For the data below, transcribe the part that opens with the line containing "Write the matplotlib code for this chart." and closes with the line containing "ax = fig.add_axes([228", exactly and with no pictures.

*** Raw data

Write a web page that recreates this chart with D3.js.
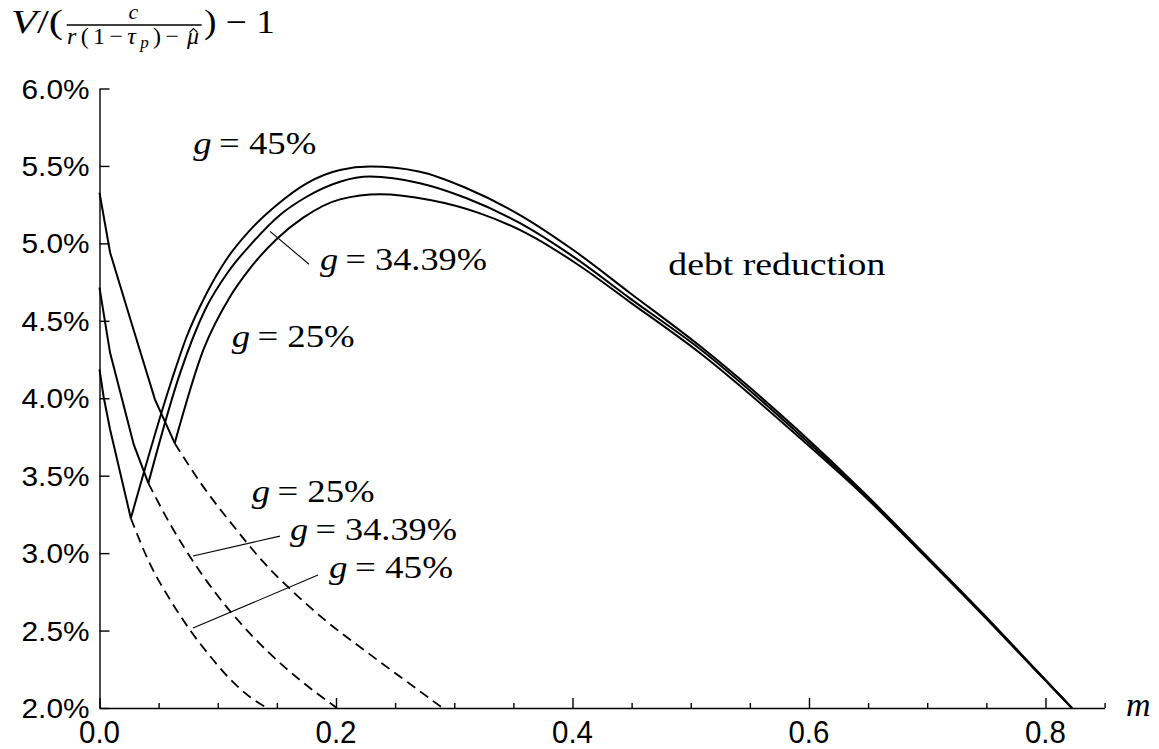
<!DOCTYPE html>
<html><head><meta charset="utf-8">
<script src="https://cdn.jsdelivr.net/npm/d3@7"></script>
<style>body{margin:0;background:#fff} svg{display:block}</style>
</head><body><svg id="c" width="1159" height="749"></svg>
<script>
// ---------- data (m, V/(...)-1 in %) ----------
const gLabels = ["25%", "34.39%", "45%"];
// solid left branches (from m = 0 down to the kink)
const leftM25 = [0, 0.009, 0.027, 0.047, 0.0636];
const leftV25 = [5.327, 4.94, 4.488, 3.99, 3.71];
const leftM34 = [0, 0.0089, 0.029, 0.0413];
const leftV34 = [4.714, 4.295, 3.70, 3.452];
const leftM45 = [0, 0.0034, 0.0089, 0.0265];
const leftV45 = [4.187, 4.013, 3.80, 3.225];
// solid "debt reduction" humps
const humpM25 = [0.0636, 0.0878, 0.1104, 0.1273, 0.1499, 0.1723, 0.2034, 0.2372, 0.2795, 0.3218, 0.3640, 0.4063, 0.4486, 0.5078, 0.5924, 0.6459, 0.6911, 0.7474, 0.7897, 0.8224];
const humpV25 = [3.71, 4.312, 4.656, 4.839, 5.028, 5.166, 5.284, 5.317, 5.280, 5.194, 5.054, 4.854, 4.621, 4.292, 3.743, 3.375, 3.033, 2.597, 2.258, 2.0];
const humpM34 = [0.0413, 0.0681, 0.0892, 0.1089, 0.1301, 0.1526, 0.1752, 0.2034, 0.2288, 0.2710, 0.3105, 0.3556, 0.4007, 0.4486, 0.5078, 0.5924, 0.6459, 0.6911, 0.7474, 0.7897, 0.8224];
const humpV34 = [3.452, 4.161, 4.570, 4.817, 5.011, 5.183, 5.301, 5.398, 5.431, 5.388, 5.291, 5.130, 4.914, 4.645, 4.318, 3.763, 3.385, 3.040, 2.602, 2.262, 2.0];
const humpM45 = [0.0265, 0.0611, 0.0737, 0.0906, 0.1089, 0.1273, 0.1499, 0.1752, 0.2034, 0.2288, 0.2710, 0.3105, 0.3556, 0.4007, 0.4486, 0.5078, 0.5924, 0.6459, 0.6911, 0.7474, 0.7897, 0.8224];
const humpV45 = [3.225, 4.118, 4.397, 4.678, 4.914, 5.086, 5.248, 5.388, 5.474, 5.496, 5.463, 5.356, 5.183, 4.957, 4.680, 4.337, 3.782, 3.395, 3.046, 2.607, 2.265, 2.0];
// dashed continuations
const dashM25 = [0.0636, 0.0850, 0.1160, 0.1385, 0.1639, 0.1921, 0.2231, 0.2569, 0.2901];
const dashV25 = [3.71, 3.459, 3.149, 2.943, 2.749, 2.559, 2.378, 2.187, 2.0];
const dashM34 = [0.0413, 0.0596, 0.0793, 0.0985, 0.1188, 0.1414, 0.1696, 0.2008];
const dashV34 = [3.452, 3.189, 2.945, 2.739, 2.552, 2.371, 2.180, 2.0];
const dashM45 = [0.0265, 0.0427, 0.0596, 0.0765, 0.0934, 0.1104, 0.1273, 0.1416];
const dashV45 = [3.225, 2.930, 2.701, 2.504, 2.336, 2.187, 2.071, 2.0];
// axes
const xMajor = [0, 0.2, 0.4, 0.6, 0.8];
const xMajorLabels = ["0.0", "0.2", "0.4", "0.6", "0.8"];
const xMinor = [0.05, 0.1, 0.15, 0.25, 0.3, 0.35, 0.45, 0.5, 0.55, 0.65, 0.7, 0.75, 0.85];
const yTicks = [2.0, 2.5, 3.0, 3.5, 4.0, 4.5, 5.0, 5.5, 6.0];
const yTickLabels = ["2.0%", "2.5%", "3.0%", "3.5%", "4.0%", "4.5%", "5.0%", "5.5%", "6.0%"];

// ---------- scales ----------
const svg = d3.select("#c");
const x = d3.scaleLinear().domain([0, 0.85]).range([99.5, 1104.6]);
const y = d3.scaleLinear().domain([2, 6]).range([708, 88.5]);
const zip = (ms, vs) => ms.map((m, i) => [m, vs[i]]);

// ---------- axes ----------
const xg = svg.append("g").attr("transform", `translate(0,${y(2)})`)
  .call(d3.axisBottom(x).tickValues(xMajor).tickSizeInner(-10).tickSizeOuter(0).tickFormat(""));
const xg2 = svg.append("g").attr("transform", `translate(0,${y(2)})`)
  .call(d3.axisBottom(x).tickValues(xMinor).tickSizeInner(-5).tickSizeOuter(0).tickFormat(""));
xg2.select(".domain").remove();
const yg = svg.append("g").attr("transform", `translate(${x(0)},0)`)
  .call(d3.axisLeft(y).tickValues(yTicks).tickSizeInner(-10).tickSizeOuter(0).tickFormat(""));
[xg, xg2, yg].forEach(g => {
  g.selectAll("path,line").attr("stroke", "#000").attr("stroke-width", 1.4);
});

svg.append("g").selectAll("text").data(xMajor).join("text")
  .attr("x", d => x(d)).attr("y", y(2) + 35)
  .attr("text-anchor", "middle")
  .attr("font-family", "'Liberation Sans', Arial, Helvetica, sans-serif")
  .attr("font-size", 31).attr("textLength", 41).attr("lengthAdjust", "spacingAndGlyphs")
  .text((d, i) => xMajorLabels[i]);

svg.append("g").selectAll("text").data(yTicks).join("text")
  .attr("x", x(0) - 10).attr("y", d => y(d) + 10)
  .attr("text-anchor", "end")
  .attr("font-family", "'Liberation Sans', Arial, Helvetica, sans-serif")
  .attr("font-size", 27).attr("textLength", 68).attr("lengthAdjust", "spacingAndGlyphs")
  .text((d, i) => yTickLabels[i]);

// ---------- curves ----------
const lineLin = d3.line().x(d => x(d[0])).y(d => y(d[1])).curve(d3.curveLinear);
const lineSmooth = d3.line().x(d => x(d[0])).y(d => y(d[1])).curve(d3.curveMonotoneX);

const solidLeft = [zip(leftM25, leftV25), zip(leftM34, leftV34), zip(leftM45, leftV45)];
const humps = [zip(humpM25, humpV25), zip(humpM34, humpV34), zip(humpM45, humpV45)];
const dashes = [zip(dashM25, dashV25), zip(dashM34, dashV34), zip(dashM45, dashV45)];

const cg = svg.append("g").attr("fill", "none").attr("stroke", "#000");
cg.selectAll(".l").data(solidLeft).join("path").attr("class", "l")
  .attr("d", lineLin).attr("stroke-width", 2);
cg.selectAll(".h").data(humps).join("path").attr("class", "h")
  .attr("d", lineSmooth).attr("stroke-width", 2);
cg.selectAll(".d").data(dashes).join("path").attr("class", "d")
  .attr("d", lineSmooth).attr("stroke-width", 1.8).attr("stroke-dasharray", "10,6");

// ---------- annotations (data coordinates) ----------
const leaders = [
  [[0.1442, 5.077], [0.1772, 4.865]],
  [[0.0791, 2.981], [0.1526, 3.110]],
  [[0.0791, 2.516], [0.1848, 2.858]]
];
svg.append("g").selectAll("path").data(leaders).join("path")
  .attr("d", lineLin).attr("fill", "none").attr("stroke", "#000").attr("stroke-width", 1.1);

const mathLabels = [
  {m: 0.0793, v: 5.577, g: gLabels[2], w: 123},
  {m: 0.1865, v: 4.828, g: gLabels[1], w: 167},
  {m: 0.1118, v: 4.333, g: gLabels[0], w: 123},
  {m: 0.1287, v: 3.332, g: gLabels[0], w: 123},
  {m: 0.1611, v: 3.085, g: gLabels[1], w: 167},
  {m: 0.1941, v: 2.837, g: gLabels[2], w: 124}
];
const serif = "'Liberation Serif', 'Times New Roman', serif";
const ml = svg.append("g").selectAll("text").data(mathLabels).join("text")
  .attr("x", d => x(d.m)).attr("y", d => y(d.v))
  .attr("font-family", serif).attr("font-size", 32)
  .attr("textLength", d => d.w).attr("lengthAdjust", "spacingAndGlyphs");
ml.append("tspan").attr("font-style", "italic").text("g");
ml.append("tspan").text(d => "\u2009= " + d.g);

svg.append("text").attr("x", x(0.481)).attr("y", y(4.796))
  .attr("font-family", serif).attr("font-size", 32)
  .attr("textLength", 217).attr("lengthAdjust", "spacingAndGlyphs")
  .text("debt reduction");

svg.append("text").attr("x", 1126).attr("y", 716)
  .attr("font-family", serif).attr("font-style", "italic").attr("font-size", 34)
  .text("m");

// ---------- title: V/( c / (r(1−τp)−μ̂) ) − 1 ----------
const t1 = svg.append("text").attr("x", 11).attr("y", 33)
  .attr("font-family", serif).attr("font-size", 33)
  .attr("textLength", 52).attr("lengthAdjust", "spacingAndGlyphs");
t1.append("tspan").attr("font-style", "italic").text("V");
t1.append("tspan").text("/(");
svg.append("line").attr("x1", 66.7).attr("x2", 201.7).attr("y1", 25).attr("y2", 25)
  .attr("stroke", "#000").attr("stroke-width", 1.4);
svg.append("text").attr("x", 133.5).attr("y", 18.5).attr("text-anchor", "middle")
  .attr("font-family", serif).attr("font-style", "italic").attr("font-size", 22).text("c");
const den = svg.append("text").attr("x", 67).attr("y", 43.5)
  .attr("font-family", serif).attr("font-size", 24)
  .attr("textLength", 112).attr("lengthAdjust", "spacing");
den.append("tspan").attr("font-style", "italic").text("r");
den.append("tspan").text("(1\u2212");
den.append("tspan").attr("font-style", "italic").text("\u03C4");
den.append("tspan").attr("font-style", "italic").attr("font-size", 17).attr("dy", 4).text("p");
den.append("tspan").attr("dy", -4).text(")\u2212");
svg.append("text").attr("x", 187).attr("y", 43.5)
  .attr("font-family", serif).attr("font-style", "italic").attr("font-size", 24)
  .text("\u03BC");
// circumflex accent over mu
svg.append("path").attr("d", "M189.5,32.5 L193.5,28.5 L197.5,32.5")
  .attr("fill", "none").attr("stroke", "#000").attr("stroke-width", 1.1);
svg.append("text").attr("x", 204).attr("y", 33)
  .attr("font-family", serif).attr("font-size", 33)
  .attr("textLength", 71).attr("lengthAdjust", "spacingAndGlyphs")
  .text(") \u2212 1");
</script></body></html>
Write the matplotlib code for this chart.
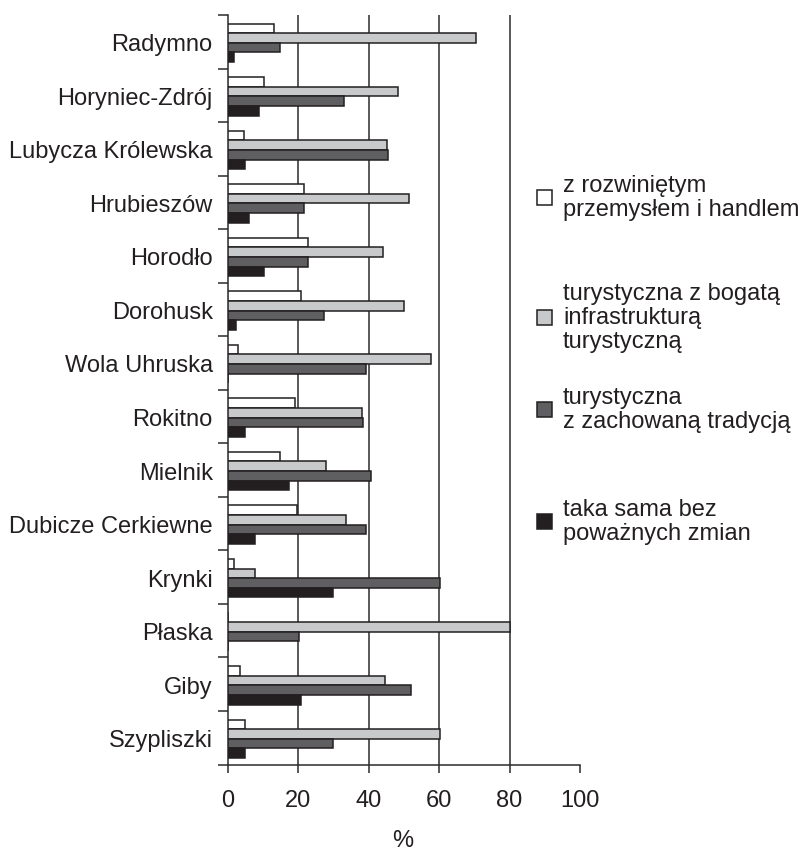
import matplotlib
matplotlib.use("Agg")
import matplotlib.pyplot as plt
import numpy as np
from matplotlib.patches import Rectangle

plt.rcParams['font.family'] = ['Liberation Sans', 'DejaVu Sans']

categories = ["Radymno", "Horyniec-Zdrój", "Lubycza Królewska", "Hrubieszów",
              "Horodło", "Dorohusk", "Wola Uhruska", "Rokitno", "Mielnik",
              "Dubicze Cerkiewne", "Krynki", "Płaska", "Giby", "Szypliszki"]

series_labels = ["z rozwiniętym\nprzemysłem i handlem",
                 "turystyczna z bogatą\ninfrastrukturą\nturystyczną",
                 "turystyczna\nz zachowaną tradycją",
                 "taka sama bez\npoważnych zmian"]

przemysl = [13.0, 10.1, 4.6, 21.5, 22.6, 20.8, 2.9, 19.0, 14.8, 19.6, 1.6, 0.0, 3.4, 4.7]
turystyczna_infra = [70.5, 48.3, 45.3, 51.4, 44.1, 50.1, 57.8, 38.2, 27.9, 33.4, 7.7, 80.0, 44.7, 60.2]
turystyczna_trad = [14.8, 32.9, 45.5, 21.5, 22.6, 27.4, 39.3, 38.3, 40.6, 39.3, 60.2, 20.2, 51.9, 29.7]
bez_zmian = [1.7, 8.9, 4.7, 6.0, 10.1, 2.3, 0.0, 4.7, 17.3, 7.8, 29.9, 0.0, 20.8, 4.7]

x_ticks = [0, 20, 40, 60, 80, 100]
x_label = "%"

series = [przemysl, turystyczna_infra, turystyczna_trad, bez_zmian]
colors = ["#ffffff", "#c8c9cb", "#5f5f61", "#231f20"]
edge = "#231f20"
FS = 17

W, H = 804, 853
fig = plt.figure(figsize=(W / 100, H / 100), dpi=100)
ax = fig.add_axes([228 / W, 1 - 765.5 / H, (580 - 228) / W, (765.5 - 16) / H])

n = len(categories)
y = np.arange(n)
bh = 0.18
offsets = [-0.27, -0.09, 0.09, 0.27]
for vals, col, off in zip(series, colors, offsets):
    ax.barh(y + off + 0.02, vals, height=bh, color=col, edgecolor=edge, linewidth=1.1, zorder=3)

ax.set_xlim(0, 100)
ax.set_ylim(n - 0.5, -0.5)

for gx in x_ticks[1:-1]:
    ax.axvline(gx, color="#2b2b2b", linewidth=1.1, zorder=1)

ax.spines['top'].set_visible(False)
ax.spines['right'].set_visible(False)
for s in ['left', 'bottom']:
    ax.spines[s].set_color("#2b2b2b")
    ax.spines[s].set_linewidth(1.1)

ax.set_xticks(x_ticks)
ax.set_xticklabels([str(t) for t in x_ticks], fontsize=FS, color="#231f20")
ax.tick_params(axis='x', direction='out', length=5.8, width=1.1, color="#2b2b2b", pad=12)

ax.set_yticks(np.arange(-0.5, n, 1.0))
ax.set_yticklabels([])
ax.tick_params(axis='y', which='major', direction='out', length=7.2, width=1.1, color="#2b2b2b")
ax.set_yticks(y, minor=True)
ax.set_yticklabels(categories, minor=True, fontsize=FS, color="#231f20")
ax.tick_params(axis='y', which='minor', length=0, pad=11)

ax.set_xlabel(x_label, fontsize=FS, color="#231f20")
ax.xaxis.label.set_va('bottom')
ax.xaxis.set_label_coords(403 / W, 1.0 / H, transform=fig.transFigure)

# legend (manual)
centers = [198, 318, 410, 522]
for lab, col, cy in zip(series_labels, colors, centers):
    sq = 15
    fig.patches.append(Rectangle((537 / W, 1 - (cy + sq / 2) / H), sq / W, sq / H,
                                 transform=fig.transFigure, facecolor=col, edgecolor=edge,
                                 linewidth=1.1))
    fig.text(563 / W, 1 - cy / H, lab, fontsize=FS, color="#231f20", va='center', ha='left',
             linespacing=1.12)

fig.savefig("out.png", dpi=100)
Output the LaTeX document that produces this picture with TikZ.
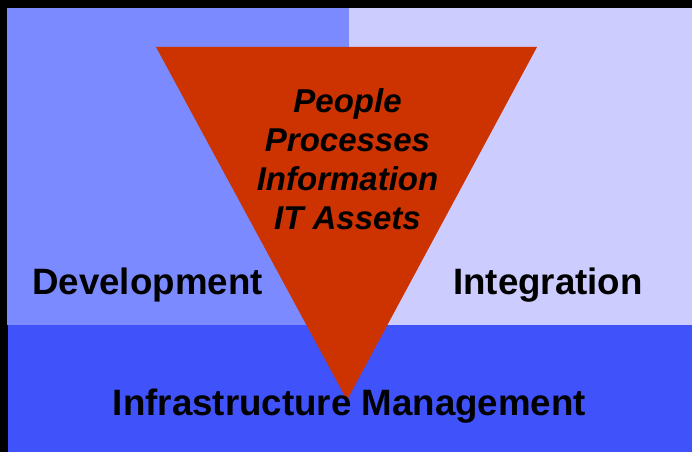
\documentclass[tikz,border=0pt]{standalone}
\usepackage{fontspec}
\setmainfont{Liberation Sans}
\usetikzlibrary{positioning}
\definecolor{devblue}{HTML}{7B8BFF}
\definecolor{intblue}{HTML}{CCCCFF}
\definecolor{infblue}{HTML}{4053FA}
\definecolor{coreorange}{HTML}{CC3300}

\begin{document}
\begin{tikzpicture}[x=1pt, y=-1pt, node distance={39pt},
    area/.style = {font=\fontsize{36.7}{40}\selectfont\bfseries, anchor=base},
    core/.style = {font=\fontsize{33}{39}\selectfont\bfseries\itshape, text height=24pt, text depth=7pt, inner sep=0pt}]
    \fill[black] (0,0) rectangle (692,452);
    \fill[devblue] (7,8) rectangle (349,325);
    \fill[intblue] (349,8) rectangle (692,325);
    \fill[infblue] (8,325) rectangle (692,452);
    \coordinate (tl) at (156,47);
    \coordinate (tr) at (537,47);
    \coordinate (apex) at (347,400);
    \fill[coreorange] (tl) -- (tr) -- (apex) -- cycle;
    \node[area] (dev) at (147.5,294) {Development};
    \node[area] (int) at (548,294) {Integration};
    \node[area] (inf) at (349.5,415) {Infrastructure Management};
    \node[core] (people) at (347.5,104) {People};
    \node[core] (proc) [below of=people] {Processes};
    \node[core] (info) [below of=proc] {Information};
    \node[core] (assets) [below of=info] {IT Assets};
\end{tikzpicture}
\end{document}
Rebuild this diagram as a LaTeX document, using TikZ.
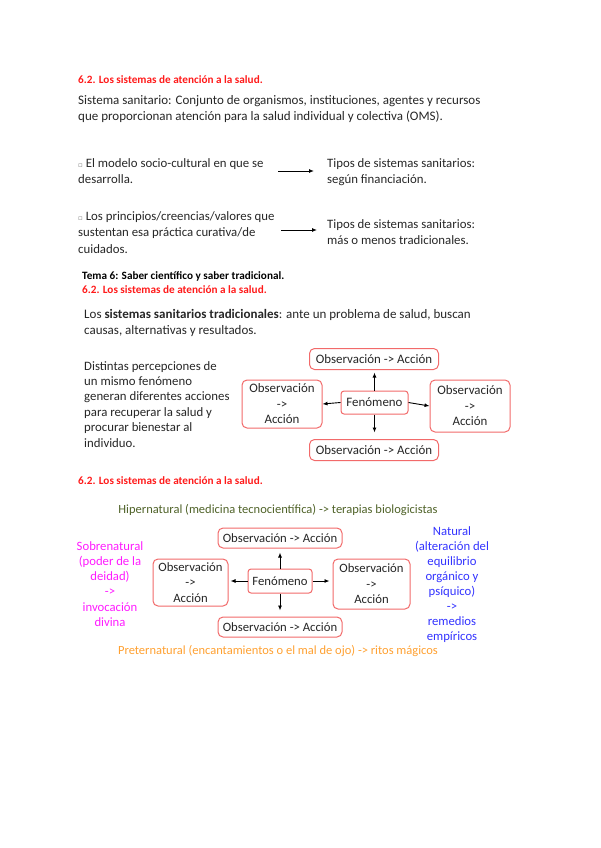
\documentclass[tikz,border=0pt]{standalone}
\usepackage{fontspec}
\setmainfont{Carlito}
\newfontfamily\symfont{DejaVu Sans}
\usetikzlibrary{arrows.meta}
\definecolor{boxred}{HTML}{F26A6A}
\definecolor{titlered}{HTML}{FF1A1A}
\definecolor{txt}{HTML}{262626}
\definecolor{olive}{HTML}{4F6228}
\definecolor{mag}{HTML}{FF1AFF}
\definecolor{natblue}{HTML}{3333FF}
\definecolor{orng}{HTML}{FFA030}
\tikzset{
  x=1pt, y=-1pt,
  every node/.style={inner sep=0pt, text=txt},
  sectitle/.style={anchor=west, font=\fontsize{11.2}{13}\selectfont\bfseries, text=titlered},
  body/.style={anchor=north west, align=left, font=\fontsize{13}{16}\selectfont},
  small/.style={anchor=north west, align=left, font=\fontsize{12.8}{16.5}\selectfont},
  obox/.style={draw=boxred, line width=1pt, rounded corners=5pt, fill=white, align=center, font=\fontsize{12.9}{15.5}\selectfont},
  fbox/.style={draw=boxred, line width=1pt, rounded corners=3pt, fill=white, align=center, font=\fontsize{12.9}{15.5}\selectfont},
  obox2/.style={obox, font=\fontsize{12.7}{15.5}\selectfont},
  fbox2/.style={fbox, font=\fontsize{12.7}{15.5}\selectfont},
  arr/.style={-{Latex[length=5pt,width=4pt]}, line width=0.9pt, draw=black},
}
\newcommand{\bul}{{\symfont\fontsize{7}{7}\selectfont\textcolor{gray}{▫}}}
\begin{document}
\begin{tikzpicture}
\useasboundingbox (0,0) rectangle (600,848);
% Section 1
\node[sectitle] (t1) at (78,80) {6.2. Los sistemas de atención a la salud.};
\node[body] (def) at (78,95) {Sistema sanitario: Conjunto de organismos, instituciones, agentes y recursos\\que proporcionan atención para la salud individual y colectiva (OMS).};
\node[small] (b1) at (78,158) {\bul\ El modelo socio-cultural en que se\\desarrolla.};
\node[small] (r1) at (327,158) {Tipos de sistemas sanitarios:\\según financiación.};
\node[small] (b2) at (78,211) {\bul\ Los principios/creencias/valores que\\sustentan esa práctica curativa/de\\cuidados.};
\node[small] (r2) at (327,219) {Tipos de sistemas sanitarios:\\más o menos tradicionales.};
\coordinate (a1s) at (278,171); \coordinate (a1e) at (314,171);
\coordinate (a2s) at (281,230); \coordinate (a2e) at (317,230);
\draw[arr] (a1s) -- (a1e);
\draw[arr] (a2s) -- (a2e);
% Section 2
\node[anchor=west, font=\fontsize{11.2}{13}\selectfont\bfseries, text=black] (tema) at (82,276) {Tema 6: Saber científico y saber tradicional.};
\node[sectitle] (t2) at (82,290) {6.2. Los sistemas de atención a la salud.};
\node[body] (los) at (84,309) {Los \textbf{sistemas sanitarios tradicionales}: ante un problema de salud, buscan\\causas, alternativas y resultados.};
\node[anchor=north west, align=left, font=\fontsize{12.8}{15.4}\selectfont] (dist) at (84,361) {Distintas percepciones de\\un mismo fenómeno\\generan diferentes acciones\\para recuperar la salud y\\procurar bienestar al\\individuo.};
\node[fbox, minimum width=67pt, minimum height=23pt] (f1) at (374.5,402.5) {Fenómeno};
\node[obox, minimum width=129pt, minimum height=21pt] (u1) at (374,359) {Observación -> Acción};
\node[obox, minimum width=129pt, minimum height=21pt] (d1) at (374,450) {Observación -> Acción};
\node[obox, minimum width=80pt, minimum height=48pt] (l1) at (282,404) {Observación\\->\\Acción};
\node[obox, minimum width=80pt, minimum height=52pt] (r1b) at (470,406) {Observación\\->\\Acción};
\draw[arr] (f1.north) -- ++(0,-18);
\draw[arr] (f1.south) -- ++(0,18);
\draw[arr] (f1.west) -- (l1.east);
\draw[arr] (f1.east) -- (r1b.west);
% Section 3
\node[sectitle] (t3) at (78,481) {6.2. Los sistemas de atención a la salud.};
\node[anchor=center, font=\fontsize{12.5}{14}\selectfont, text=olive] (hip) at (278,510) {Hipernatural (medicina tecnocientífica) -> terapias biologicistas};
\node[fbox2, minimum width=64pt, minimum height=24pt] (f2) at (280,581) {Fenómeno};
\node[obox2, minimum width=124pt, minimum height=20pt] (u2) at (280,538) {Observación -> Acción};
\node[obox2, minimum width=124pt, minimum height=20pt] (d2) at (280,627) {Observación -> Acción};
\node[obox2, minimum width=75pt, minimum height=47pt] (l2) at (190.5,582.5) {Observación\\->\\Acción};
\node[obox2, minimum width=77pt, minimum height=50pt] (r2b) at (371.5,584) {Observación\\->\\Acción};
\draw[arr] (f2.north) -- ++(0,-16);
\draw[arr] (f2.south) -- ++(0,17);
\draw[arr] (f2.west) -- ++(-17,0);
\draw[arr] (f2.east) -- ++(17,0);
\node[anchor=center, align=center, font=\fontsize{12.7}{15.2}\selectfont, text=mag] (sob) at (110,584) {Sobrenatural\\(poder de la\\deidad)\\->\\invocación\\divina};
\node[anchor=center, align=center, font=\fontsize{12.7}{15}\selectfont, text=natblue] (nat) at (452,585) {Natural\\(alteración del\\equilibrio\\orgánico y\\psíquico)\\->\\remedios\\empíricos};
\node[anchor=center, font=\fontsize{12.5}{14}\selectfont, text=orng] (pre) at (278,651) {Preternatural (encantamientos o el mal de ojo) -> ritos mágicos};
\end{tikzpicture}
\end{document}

******

**Result:**
Write the matplotlib code for this chart.
import matplotlib
matplotlib.use("Agg")
import matplotlib.pyplot as plt
import numpy as np
from matplotlib.patches import Rectangle

plt.rcParams['font.family'] = ['Liberation Sans', 'DejaVu Sans']

categories = ["Radymno", "Horyniec-Zdrój", "Lubycza Królewska", "Hrubieszów",
              "Horodło", "Dorohusk", "Wola Uhruska", "Rokitno", "Mielnik",
              "Dubicze Cerkiewne", "Krynki", "Płaska", "Giby", "Szypliszki"]

series_labels = ["z rozwiniętym\nprzemysłem i handlem",
                 "turystyczna z bogatą\ninfrastrukturą\nturystyczną",
                 "turystyczna\nz zachowaną tradycją",
                 "taka sama bez\npoważnych zmian"]

przemysl = [13.0, 10.1, 4.6, 21.5, 22.6, 20.8, 2.9, 19.0, 14.8, 19.6, 1.6, 0.0, 3.4, 4.7]
turystyczna_infra = [70.5, 48.3, 45.3, 51.4, 44.1, 50.1, 57.8, 38.2, 27.9, 33.4, 7.7, 80.0, 44.7, 60.2]
turystyczna_trad = [14.8, 32.9, 45.5, 21.5, 22.6, 27.4, 39.3, 38.3, 40.6, 39.3, 60.2, 20.2, 51.9, 29.7]
bez_zmian = [1.7, 8.9, 4.7, 6.0, 10.1, 2.3, 0.0, 4.7, 17.3, 7.8, 29.9, 0.0, 20.8, 4.7]

x_ticks = [0, 20, 40, 60, 80, 100]
x_label = "%"

series = [przemysl, turystyczna_infra, turystyczna_trad, bez_zmian]
colors = ["#ffffff", "#c8c9cb", "#5f5f61", "#231f20"]
edge = "#231f20"
FS = 17

W, H = 804, 853
fig = plt.figure(figsize=(W / 100, H / 100), dpi=100)
ax = fig.add_axes([228 / W, 1 - 765.5 / H, (580 - 228) / W, (765.5 - 16) / H])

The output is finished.